Ross Clark Ross Clark

Cambridge’s ‘cycle-friendly’ roundabout is needlessly dangerous

Credit: Getty Images

There is nothing more boring than potholes. I remember that from my own days as a parish councillor. It saps the spirit every time the subject comes up, makes you wish you could be anywhere other than this damned meeting. 

How much more exciting it must have felt to have been the councillors in Cambridge who in 2020 gave Britain its first Dutch-style roundabout – a £2.3 million remodelling of an existing city roundabout with three concentric colour-coded circles. On the inside there is the road, outside of which stands a reddish cycle path, flanked by a footway with dashes of pink. It is an object of municipal beauty, if you like that sort of thing: a ground-breaking experiment in how to manage and merge three very different types of traffic.

Trouble is, it also seems to be a good deal less safe than the bog standard roundabout that preceded it. In the three years before its construction, there were six minor accidents at the junction.    In the three years since, there have been ten collisions, three of them serious.    

I can’t say I am surprised. I know the junction. Every time I use it I have a foreboding that something dreadful is going to happen, though I am never quite sure what. That is its problem: the proliferation of lines and colours creates confusion. 

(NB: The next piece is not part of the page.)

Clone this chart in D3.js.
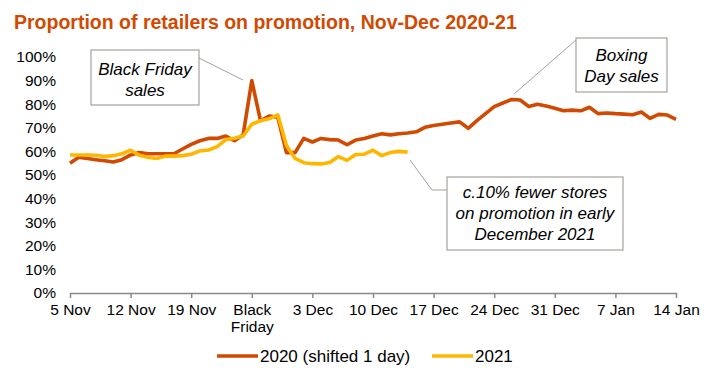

Theoretically, there are clearly defined rights of way. Cars give way to bicycles and pedestrians, both when entering and leaving the roundabout. Bicycles give way to pedestrians, both when entering and leaving, while pedestrians have the right of way, at least they do as long as they stay within the narrow footway that is designated for them and make the necessary diversions to reach the zebra crossings. But if you are driving it is all too easy to notice the zebra crossings without registering the cycle paths that lie in front of them. Cyclists, meanwhile, think they have the right of way and so don’t notice the zebra crossings they encounter a few yards later.

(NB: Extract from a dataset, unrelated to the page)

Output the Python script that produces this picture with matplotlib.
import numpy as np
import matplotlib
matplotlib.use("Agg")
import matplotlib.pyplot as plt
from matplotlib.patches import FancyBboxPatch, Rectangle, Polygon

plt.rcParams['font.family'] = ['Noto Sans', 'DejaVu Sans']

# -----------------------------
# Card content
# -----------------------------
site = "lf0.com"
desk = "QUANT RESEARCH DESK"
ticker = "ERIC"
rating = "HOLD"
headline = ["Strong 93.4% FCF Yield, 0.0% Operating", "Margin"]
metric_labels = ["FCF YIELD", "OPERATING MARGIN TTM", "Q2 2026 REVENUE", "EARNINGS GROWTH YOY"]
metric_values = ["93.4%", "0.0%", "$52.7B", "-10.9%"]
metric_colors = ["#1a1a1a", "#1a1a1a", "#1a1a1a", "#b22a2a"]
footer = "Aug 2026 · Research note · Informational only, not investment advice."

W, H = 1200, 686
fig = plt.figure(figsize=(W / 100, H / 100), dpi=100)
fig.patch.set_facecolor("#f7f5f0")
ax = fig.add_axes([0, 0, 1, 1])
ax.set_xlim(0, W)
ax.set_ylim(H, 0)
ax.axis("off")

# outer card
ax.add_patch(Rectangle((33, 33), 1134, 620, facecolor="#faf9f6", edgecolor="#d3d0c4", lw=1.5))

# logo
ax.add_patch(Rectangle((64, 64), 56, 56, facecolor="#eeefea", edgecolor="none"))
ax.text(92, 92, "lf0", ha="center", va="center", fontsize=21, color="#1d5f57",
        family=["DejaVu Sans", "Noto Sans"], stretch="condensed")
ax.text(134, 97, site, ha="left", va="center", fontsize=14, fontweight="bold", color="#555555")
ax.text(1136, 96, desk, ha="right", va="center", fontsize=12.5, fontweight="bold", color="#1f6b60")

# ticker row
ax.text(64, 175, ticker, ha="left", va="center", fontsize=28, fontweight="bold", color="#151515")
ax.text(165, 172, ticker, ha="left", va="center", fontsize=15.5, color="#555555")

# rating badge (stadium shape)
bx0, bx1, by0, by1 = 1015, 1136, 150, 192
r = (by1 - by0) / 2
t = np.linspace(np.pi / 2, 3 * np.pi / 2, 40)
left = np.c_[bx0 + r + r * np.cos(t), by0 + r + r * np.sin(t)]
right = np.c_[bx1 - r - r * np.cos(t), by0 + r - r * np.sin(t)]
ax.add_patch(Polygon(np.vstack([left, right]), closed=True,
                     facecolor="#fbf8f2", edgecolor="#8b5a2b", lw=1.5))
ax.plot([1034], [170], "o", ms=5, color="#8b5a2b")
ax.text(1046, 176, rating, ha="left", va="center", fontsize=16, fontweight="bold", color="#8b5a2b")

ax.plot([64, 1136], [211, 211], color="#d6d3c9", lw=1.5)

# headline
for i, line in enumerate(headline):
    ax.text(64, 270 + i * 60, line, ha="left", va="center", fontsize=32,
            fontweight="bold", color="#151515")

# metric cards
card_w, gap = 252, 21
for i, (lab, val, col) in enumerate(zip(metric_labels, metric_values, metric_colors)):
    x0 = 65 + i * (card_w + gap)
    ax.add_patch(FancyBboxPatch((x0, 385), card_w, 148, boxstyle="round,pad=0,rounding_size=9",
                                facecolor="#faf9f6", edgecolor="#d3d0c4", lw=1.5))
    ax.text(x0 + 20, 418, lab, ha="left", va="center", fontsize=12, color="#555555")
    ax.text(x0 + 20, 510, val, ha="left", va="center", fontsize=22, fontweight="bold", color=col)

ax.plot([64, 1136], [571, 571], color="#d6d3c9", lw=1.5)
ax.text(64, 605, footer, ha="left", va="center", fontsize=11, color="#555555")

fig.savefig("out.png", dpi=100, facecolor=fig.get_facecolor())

The irony is that while £2.3 million was frittered on this scheme, the state of the roads in Cambridge and the surrounding area has never been worse. Everywhere you go the tarmac is riven with deep and lethal potholes. A few weeks ago a friend, cycling home in the dark, plunged into one – so he thinks, as he suffered amnesia in his subsequent fall – and fractured his skull. According to Freedom of Information requests, Cambridgeshire has the second largest number of complaints about potholes of any county, after Cornwall.    

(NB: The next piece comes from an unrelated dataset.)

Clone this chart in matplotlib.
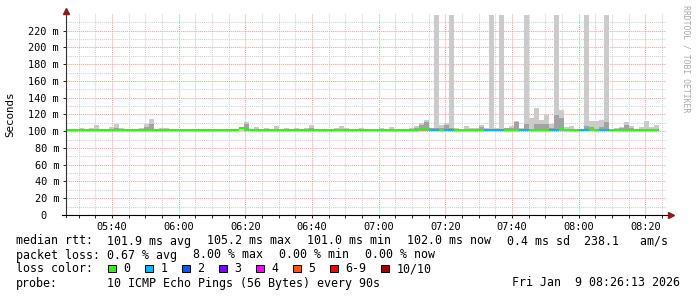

Next up for Cambridge are – supposedly – a tram system that will tunnel under the city in places and a guided busway that will plough through a century-old orchard. That is on top of the existing guided busways on which a couple of cyclists have died in the past two years as they have fallen from the adjacent cycle path.     

But will the condition of existing roads and footways improve? I doubt it, not when it is so much more interesting for councillors to go off on flights of fancy regarding a metro system with a proposed Underground-style map. Filling potholes, one gets the impression, is rather beneath our jumped up local government.